The state securities commission mandates investment advisory firms, their representatives, broker-dealers and their agents must register themselves in the state that they operate in. It should be noted that this regulation is enforceable only for those that have less than $100 million in client assets under management (AUM). The registration process with the state securities regulators is the same as with the federal U.S financial regulators with the key difference being that the state regulators might have additional requirements for agents and advisors.
State law enforcement agencies are empowered to take legal action against investment advisors who act in violation of financial regulations and securities laws as framed by state securities regulators.
Why should you inquire about the financial regulation of your financial advisor?
Since your advisor is in charge of your hard-earned money and you make decisions based on his advice, it falls on you to ensure that the advisor chosen by you is qualified, skilled, and authorized to manage your money and related financial matters. It is important to understand that a lack of exhaustive financial planning coupled with inadequate financial advice can have a negative bearing on your financial security. In addition, inept, unqualified, or biased financial advice can result in seriously impacting the timeline of attainment of your major financial goals such as the creation of a retirement corpus for yourself.
If you decide to go with a financial advisor who possesses the right registrations and licenses, you can be assured that you will receive skilled advice that matches your financial needs. Moreover, financial advisors who are registered with the SEC or FINRA, also follow and comply with fiduciary standards, wherein they are mandated by law to act in your best interest at all times. They offer unbiased advice with their main purpose being ensuring your financial wellbeing. Lastly, by engaging financial advisors that adhere to the regulation of the financial services, you can rest assured that the services or counsel (concerning tax, insurance, legal, retirement, debt management, etc.) that you’ll receive will be in-depth, well-researched, and based on experience.

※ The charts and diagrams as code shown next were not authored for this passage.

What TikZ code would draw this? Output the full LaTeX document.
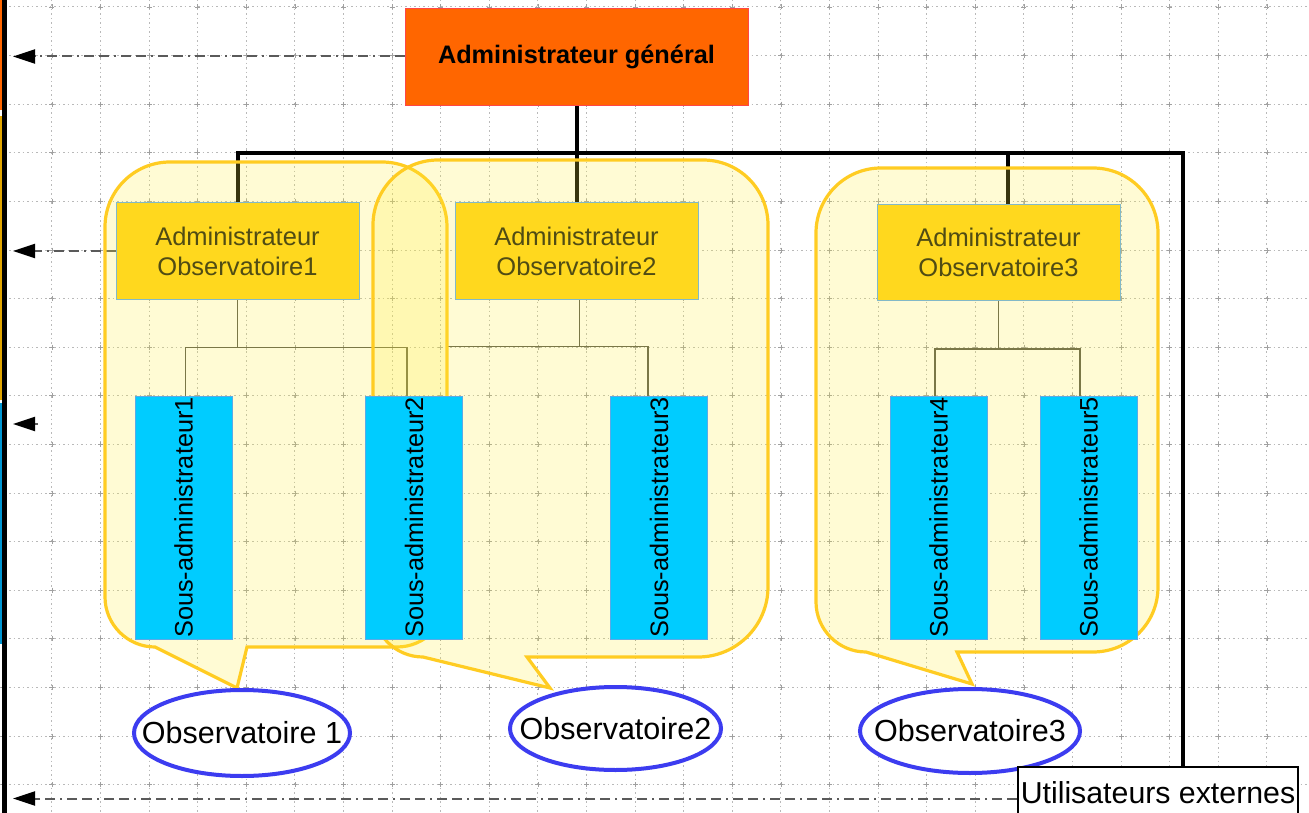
\documentclass[tikz,border=0pt]{standalone}
\usepackage{fontspec}
\setmainfont{Liberation Sans}
\usetikzlibrary{shapes.geometric,arrows.meta}
\definecolor{genfill}{RGB}{255,102,0}
\definecolor{genborder}{RGB}{255,70,70}
\definecolor{admfill}{RGB}{255,216,30}
\definecolor{admborder}{RGB}{130,185,200}
\definecolor{admtext}{RGB}{80,76,20}
\definecolor{subfill}{RGB}{0,204,255}
\definecolor{subborder}{RGB}{90,170,230}
\definecolor{obsblue}{RGB}{60,60,240}
\definecolor{callfill}{RGB}{255,240,60}
\definecolor{callborder}{RGB}{255,204,34}
\definecolor{gridgray}{RGB}{185,185,185}
\definecolor{gridmark}{RGB}{160,160,160}
\definecolor{arrowgray}{RGB}{90,90,90}
\definecolor{thingray}{RGB}{85,85,75}
\definecolor{stripeyellow}{RGB}{225,165,0}
\definecolor{stripeblue}{RGB}{0,150,210}
\pgfdeclarelayer{gridlayer}
\pgfdeclarelayer{connlayer}
\pgfdeclarelayer{calloutlayer}
\pgfsetlayers{gridlayer,connlayer,calloutlayer,main}
\begin{document}
\begin{tikzpicture}[x=1pt,y=-1pt,
  genbox/.style={draw=genborder, line width=0.8pt, fill=genfill, minimum width=343pt, minimum height=97pt, inner sep=0pt, font=\fontsize{25.3}{30}\selectfont\bfseries},
  admbox/.style={draw=admborder, line width=1pt, fill=admfill, minimum width=243pt, minimum height=96pt, inner sep=0pt, align=center, text=admtext, font=\fontsize{25.5}{30}\selectfont},
  subbox/.style={draw=subborder, line width=0.8pt, fill=subfill, minimum width=97pt, minimum height=243pt, inner sep=0pt, font=\fontsize{25.3}{30}\selectfont},
  obs/.style={ellipse, draw=obsblue, line width=4pt, fill=white, minimum width=216pt, minimum height=86pt, inner sep=0pt, font=\fontsize{30.5}{36}\selectfont},
  extbox/.style={draw=black, line width=2pt, fill=white, minimum width=280pt, minimum height=63pt, inner sep=0pt, text height=22pt, text depth=13pt, font=\fontsize{30.3}{36}\selectfont},
  mainline/.style={draw=black, line width=4pt},
  subline/.style={draw=thingray, line width=1.5pt},
  callout/.style={draw=callborder, line width=3.2pt, fill=callfill, fill opacity=0.22},
  backarrow/.style={draw=arrowgray, line width=2pt, dash pattern=on 10pt off 5pt on 10pt off 5pt on 2pt off 5pt, -{Triangle[length=22pt,width=14pt,black]}},
  gridline/.style={draw=gridgray, line width=1pt, dash pattern=on 1.5pt off 3pt},
]
\useasboundingbox (0,0) rectangle (1309,813);
\clip (0,0) rectangle (1309,813);

\begin{pgfonlayer}{gridlayer}
\fill[white] (0,0) rectangle (1309,813);
\foreach \i in {0,...,26} \draw[gridline] ({3.3+48.6*\i},0) -- ({3.3+48.6*\i},813);
\foreach \j in {0,...,16} \draw[gridline] (0,{7+48.6*\j}) -- (1309,{7+48.6*\j});
\foreach \i in {0,...,26} \foreach \j in {0,...,16} {
  \draw[gridmark, line width=0.8pt] ({3.3+48.6*\i-2.5},{7+48.6*\j}) -- ++(5,0) ({3.3+48.6*\i},{7+48.6*\j-2.5}) -- ++(0,5);
}
\fill[black] (2,0) rectangle (7,813);
\fill[genfill] (0,0) rectangle (2,110);
\fill[stripeyellow] (0,116) rectangle (2,400);
\fill[stripeblue] (0,403) rectangle (2,644);
\end{pgfonlayer}

% nodes
\node[genbox] (gen) at (576.5,56.5) {Administrateur général};
\node[admbox] (a1) at (237.5,251) {Administrateur\\Observatoire1};
\node[admbox] (a2) at (576.5,251) {Administrateur\\Observatoire2};
\node[admbox] (a3) at (998.5,252.5) {Administrateur\\Observatoire3};
\node[subbox] (s1) at (183.5,517.5) {\rotatebox{90}{Sous-administrateur1}};
\node[subbox] (s2) at (414,517.5) {\rotatebox{90}{Sous-administrateur2}};
\node[subbox] (s3) at (659,517.5) {\rotatebox{90}{Sous-administrateur3}};
\node[subbox] (s4) at (938.5,517.5) {\rotatebox{90}{Sous-administrateur4}};
\node[subbox] (s5) at (1088.5,517.5) {\rotatebox{90}{Sous-administrateur5}};
\node[obs] (o1) at (242,733) {\makebox[0pt]{Observatoire 1}};
\node[obs, minimum width=211pt, minimum height=83pt] (o2) at (615.5,728.5) {\makebox[0pt]{Observatoire2}};
\node[obs, minimum width=220pt, minimum height=84pt] (o3) at (970,731) {\makebox[0pt]{Observatoire3}};
\node[extbox] (ext) at (1158,798.5) {Utilisateurs externes};

\begin{pgfonlayer}{connlayer}
\coordinate (barR) at (1183,153);
\coordinate (leftedge) at (13,0);
\coordinate (stub) at (38,424);
\draw[mainline] (gen.south) -- (gen.south |- barR);
\draw[mainline] (a1.north) |- (barR) -- (barR |- ext.north);
\draw[mainline] (a2.north) -- (a2.north |- barR);
\draw[mainline] ([xshift=9.5pt]a3.north) -- ([xshift=9.5pt]a3.north |- barR);
\draw[subline] (a1.south) -- ++(0,48) coordinate (j1);
\draw[subline] (j1) -| ([xshift=2pt]s1.north);
\draw[subline] (j1) -| ([xshift=-7pt]s2.north);
\draw[subline] ([xshift=3pt]a2.south) -- ++(0,47) coordinate (j2);
\draw[subline] (j2) -| ([xshift=33pt]s2.north);
\draw[subline] (j2) -| ([xshift=-11pt]s3.north);
\draw[subline] (a3.south) -- ++(0,48) coordinate (j3);
\draw[subline] (j3) -| ([xshift=-3.5pt]s4.north);
\draw[subline] (j3) -| ([xshift=-8.5pt]s5.north);
\draw[backarrow] (gen.west) -- (gen.west -| leftedge);
\draw[backarrow] (a1.west) -- (a1.west -| leftedge);
\draw[backarrow] (stub) -- (stub -| leftedge);
\draw[backarrow] (ext.west) -- (ext.west -| leftedge);
\end{pgfonlayer}

\begin{pgfonlayer}{calloutlayer}
% callout 1
\draw[callout] (105,227) .. controls (105,191) and (134,162) .. (170,162)
  -- (382,162) .. controls (418,162) and (447,191) .. (447,227)
  -- (447,597) .. controls (447,624.5) and (424.5,647) .. (397,647)
  -- (247,647) -- (237,688) -- (155,647)
  .. controls (127.5,647) and (105,624.5) .. (105,597) -- cycle;
% callout 2
\draw[callout] (373,225) .. controls (373,189) and (402,160) .. (438,160)
  -- (703,160) .. controls (739,160) and (768,189) .. (768,225)
  -- (768,587) .. controls (768,625.5) and (736.5,657) .. (698,657)
  -- (527,657) -- (550,688) -- (423,657)
  .. controls (395.5,657) and (373,634.5) .. (373,607) -- cycle;
% callout 3
\draw[callout] (816,233) .. controls (816,197) and (845,168) .. (881,168)
  -- (1093,168) .. controls (1129,168) and (1158,197) .. (1158,233)
  -- (1158,587) .. controls (1158,623) and (1129,652) .. (1093,652)
  -- (957,652) -- (972,684) -- (866,652)
  .. controls (838.5,652) and (816,629.5) .. (816,602) -- cycle;
\end{pgfonlayer}
\end{tikzpicture}
\end{document}
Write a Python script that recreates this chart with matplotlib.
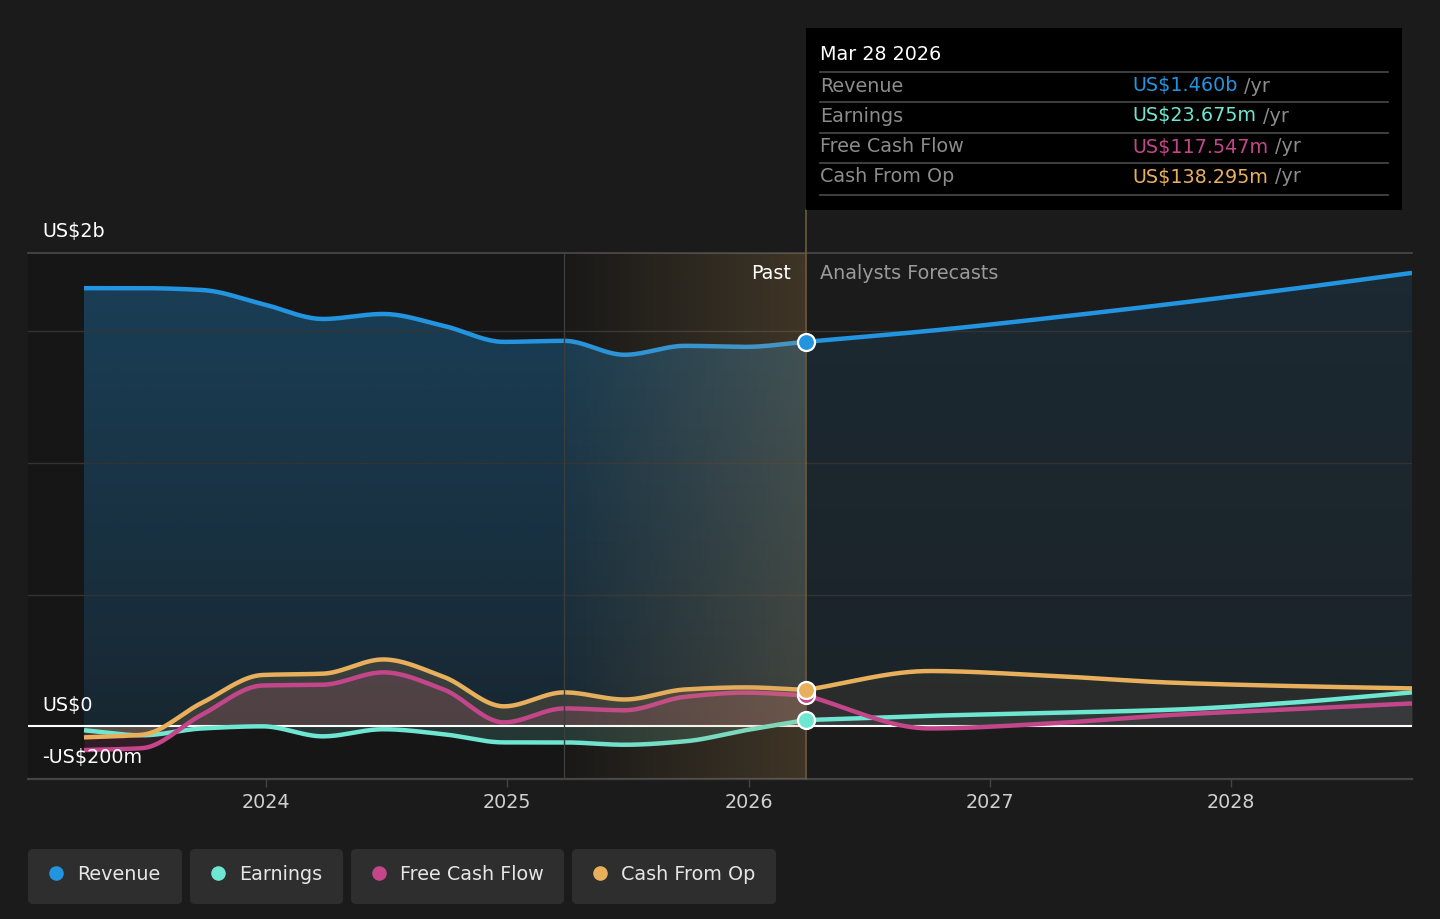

It is important to ensure that the financial advisor you hire is competent and ethical in the services he provides and holds the necessary certifications and licenses from the federal and state regulators. Do cross verify the credentials of the advisor that you’re engaging with in SEC and FINRA databases. This will help you gauge the authenticity of the person concerned including their educational qualifications, certifications, professional designation, disciplinary records, and more. Further, you should also check the validity and legality of licenses and verify the advisor’s discipline history, conflicts of interest, etc. for which you can use the FINRA Disciplinary Actions Online database. Some state regulators keep a separate discipline database which you can use for verifying your advisor’s credentials.
Your financial advisor is an important part of your financial journey and will work with you towards helping you achieve your financial goals. They lay the foundation to ensure you have a financially secure future. So, exercise caution when it comes to picking a professional financial advisor for meeting your financial needs and requirements.